─── DATASET EXTRACT ───
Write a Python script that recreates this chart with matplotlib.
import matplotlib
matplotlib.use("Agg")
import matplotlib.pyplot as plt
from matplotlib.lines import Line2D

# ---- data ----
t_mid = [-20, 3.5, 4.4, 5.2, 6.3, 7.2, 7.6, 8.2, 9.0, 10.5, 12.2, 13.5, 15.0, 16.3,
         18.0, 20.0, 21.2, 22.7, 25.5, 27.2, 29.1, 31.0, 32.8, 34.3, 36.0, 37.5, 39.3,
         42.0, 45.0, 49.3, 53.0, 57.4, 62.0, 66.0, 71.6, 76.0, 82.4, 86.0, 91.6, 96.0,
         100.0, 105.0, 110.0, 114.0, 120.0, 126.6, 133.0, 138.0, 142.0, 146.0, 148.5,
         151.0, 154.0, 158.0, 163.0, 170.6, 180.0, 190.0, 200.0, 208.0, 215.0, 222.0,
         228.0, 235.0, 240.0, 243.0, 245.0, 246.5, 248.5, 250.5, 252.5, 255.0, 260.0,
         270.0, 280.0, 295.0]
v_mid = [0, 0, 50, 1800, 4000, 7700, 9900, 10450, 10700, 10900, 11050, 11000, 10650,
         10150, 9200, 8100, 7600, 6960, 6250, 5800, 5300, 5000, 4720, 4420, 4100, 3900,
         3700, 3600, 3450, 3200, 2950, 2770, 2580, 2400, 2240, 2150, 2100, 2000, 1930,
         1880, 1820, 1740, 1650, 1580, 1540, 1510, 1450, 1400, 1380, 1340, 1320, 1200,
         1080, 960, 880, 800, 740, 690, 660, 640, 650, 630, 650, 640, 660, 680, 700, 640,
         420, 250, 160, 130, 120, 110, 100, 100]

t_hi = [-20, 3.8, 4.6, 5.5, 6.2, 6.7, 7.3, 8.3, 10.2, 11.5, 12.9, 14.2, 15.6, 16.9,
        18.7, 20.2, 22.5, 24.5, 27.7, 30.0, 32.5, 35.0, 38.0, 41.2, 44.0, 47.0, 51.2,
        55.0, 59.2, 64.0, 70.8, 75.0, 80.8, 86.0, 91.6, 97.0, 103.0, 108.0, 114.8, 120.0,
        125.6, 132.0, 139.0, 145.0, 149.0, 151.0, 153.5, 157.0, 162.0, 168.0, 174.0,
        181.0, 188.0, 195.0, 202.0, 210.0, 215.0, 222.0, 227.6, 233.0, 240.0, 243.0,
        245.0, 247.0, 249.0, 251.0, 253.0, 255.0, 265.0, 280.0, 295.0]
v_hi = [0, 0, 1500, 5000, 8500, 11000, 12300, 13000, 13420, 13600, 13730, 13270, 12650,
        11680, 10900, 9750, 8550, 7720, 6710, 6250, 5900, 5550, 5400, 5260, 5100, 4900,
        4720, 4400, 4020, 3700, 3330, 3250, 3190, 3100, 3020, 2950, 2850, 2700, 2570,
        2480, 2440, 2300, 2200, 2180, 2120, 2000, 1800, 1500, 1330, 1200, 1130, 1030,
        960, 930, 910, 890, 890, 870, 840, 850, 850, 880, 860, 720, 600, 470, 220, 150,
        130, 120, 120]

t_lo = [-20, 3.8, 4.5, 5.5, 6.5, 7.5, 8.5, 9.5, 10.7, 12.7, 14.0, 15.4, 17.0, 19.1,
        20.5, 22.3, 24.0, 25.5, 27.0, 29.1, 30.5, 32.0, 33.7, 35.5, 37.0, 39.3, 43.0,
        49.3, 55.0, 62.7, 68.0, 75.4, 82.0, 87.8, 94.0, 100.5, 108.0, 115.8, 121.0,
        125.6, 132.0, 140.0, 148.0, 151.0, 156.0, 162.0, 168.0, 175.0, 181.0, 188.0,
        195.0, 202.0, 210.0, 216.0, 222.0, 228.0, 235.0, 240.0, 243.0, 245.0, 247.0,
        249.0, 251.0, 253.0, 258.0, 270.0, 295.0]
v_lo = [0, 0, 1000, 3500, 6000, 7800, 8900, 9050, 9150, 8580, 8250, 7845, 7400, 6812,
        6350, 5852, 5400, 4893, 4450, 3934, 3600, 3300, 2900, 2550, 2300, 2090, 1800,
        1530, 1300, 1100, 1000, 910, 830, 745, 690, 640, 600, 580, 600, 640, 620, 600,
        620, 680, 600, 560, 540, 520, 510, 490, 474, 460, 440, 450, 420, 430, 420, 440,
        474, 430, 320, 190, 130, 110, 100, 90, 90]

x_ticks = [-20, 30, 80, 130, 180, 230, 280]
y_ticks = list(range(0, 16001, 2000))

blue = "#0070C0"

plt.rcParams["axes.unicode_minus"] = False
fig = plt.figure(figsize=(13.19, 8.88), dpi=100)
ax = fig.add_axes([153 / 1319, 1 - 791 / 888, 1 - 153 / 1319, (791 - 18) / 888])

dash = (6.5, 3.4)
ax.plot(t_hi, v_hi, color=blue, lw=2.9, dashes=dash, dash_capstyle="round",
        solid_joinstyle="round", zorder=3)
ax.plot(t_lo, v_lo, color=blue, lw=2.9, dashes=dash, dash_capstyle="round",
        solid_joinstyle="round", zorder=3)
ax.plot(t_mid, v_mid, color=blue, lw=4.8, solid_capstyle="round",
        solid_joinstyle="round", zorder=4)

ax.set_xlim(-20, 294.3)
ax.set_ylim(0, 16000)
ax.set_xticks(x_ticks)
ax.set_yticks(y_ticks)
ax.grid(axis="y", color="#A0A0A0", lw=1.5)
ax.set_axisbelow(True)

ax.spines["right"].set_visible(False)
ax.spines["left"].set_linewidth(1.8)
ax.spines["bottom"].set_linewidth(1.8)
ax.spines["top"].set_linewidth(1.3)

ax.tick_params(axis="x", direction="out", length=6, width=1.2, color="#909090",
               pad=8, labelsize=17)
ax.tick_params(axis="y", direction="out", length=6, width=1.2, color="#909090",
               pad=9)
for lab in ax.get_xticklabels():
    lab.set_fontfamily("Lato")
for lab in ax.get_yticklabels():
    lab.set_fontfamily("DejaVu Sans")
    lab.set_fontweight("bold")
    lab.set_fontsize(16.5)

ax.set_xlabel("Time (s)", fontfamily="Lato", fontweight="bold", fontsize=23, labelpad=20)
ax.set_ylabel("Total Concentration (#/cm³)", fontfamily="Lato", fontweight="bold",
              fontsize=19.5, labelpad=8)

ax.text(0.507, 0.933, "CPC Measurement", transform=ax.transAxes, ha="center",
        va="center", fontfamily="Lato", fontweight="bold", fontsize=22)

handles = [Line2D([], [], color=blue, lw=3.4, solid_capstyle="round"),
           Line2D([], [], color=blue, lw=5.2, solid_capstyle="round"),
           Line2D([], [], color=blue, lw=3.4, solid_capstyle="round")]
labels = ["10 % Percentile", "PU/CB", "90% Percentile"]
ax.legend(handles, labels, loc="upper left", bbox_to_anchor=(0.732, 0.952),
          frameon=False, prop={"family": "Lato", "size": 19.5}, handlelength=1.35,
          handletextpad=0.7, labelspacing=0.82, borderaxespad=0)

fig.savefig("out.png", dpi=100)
───
__REQUEST__:
Write out all the lines again, exactly as they are.

__CORRECT RESPONSE__:
Write a Python script that recreates this chart with matplotlib.
import matplotlib
matplotlib.use("Agg")
import matplotlib.pyplot as plt
from matplotlib.lines import Line2D

# ---- data ----
t_mid = [-20, 3.5, 4.4, 5.2, 6.3, 7.2, 7.6, 8.2, 9.0, 10.5, 12.2, 13.5, 15.0, 16.3,
         18.0, 20.0, 21.2, 22.7, 25.5, 27.2, 29.1, 31.0, 32.8, 34.3, 36.0, 37.5, 39.3,
         42.0, 45.0, 49.3, 53.0, 57.4, 62.0, 66.0, 71.6, 76.0, 82.4, 86.0, 91.6, 96.0,
         100.0, 105.0, 110.0, 114.0, 120.0, 126.6, 133.0, 138.0, 142.0, 146.0, 148.5,
         151.0, 154.0, 158.0, 163.0, 170.6, 180.0, 190.0, 200.0, 208.0, 215.0, 222.0,
         228.0, 235.0, 240.0, 243.0, 245.0, 246.5, 248.5, 250.5, 252.5, 255.0, 260.0,
         270.0, 280.0, 295.0]
v_mid = [0, 0, 50, 1800, 4000, 7700, 9900, 10450, 10700, 10900, 11050, 11000, 10650,
         10150, 9200, 8100, 7600, 6960, 6250, 5800, 5300, 5000, 4720, 4420, 4100, 3900,
         3700, 3600, 3450, 3200, 2950, 2770, 2580, 2400, 2240, 2150, 2100, 2000, 1930,
         1880, 1820, 1740, 1650, 1580, 1540, 1510, 1450, 1400, 1380, 1340, 1320, 1200,
         1080, 960, 880, 800, 740, 690, 660, 640, 650, 630, 650, 640, 660, 680, 700, 640,
         420, 250, 160, 130, 120, 110, 100, 100]

t_hi = [-20, 3.8, 4.6, 5.5, 6.2, 6.7, 7.3, 8.3, 10.2, 11.5, 12.9, 14.2, 15.6, 16.9,
        18.7, 20.2, 22.5, 24.5, 27.7, 30.0, 32.5, 35.0, 38.0, 41.2, 44.0, 47.0, 51.2,
        55.0, 59.2, 64.0, 70.8, 75.0, 80.8, 86.0, 91.6, 97.0, 103.0, 108.0, 114.8, 120.0,
        125.6, 132.0, 139.0, 145.0, 149.0, 151.0, 153.5, 157.0, 162.0, 168.0, 174.0,
        181.0, 188.0, 195.0, 202.0, 210.0, 215.0, 222.0, 227.6, 233.0, 240.0, 243.0,
        245.0, 247.0, 249.0, 251.0, 253.0, 255.0, 265.0, 280.0, 295.0]
v_hi = [0, 0, 1500, 5000, 8500, 11000, 12300, 13000, 13420, 13600, 13730, 13270, 12650,
        11680, 10900, 9750, 8550, 7720, 6710, 6250, 5900, 5550, 5400, 5260, 5100, 4900,
        4720, 4400, 4020, 3700, 3330, 3250, 3190, 3100, 3020, 2950, 2850, 2700, 2570,
        2480, 2440, 2300, 2200, 2180, 2120, 2000, 1800, 1500, 1330, 1200, 1130, 1030,
        960, 930, 910, 890, 890, 870, 840, 850, 850, 880, 860, 720, 600, 470, 220, 150,
        130, 120, 120]

t_lo = [-20, 3.8, 4.5, 5.5, 6.5, 7.5, 8.5, 9.5, 10.7, 12.7, 14.0, 15.4, 17.0, 19.1,
        20.5, 22.3, 24.0, 25.5, 27.0, 29.1, 30.5, 32.0, 33.7, 35.5, 37.0, 39.3, 43.0,
        49.3, 55.0, 62.7, 68.0, 75.4, 82.0, 87.8, 94.0, 100.5, 108.0, 115.8, 121.0,
        125.6, 132.0, 140.0, 148.0, 151.0, 156.0, 162.0, 168.0, 175.0, 181.0, 188.0,
        195.0, 202.0, 210.0, 216.0, 222.0, 228.0, 235.0, 240.0, 243.0, 245.0, 247.0,
        249.0, 251.0, 253.0, 258.0, 270.0, 295.0]
v_lo = [0, 0, 1000, 3500, 6000, 7800, 8900, 9050, 9150, 8580, 8250, 7845, 7400, 6812,
        6350, 5852, 5400, 4893, 4450, 3934, 3600, 3300, 2900, 2550, 2300, 2090, 1800,
        1530, 1300, 1100, 1000, 910, 830, 745, 690, 640, 600, 580, 600, 640, 620, 600,
        620, 680, 600, 560, 540, 520, 510, 490, 474, 460, 440, 450, 420, 430, 420, 440,
        474, 430, 320, 190, 130, 110, 100, 90, 90]

x_ticks = [-20, 30, 80, 130, 180, 230, 280]
y_ticks = list(range(0, 16001, 2000))

blue = "#0070C0"

plt.rcParams["axes.unicode_minus"] = False
fig = plt.figure(figsize=(13.19, 8.88), dpi=100)
ax = fig.add_axes([153 / 1319, 1 - 791 / 888, 1 - 153 / 1319, (791 - 18) / 888])

dash = (6.5, 3.4)
ax.plot(t_hi, v_hi, color=blue, lw=2.9, dashes=dash, dash_capstyle="round",
        solid_joinstyle="round", zorder=3)
ax.plot(t_lo, v_lo, color=blue, lw=2.9, dashes=dash, dash_capstyle="round",
        solid_joinstyle="round", zorder=3)
ax.plot(t_mid, v_mid, color=blue, lw=4.8, solid_capstyle="round",
        solid_joinstyle="round", zorder=4)

ax.set_xlim(-20, 294.3)
ax.set_ylim(0, 16000)
ax.set_xticks(x_ticks)
ax.set_yticks(y_ticks)
ax.grid(axis="y", color="#A0A0A0", lw=1.5)
ax.set_axisbelow(True)

ax.spines["right"].set_visible(False)
ax.spines["left"].set_linewidth(1.8)
ax.spines["bottom"].set_linewidth(1.8)
ax.spines["top"].set_linewidth(1.3)

ax.tick_params(axis="x", direction="out", length=6, width=1.2, color="#909090",
               pad=8, labelsize=17)
ax.tick_params(axis="y", direction="out", length=6, width=1.2, color="#909090",
               pad=9)
for lab in ax.get_xticklabels():
    lab.set_fontfamily("Lato")
for lab in ax.get_yticklabels():
    lab.set_fontfamily("DejaVu Sans")
    lab.set_fontweight("bold")
    lab.set_fontsize(16.5)

ax.set_xlabel("Time (s)", fontfamily="Lato", fontweight="bold", fontsize=23, labelpad=20)
ax.set_ylabel("Total Concentration (#/cm³)", fontfamily="Lato", fontweight="bold",
              fontsize=19.5, labelpad=8)

ax.text(0.507, 0.933, "CPC Measurement", transform=ax.transAxes, ha="center",
        va="center", fontfamily="Lato", fontweight="bold", fontsize=22)

handles = [Line2D([], [], color=blue, lw=3.4, solid_capstyle="round"),
           Line2D([], [], color=blue, lw=5.2, solid_capstyle="round"),
           Line2D([], [], color=blue, lw=3.4, solid_capstyle="round")]
labels = ["10 % Percentile", "PU/CB", "90% Percentile"]
ax.legend(handles, labels, loc="upper left", bbox_to_anchor=(0.732, 0.952),
          frameon=False, prop={"family": "Lato", "size": 19.5}, handlelength=1.35,
          handletextpad=0.7, labelspacing=0.82, borderaxespad=0)

fig.savefig("out.png", dpi=100)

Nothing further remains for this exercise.